Although Gordon is black and Mrs. Williams lived in a conservative farming town, she offered to take Gordon out of Lakeland Village and into her home to help with housework.

"When we took him in they said he would never work out," Mrs. Williams said a few days ago at the family farm miles southwest of Spokane.

“And when we took him in, they got a petition up in the church and asked us not to bring him out here. The children were afraid of him.”

Yet Mrs. Williams gave Gordon Vales something no institution had given.

For seven years she provided him with a chance to overcome the fears and prejudices of a society.

He attended Sunday school and won the hearts of the farm kids by tearing silhouettes of them.
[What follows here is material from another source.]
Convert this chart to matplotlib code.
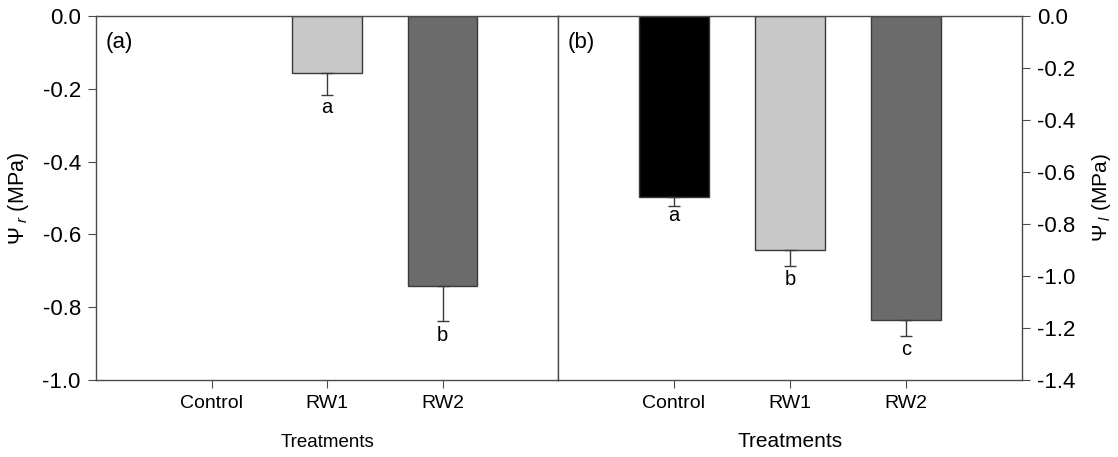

When the Edwall Lions Club asked him to tear silhouettes for their annual dinner, Gordon tore tiny pictures of Lions doing good works like mowing the law and helping people.

Now, Gordon wants to make it on his own.

Not all special people could have done as much as he. Not all have talents as recognizable as perfect silhouettes.

Still, Gordon Vales serves as a profound metaphor for what can be done to retrieve this country from its institutional and individual malaise.

His life affirms that human development requires some room, entails some risk.

The same vision could be applied to everything from health care to the very organization and vision of government.

“Human dignity is one of the very heavy themes we pursue in this film,” Robin DuCrest said late one night after showing a working print of “The Silhouettes of Gordon Vales.”

“It seems the direction the film is taking is to key on the notion that we need everyone in society, that we have to use all humans as resources,” he said.

Gordon Vales wanted to risk something to become something.

That notion is one many in our safe, risk-free society have forsaken.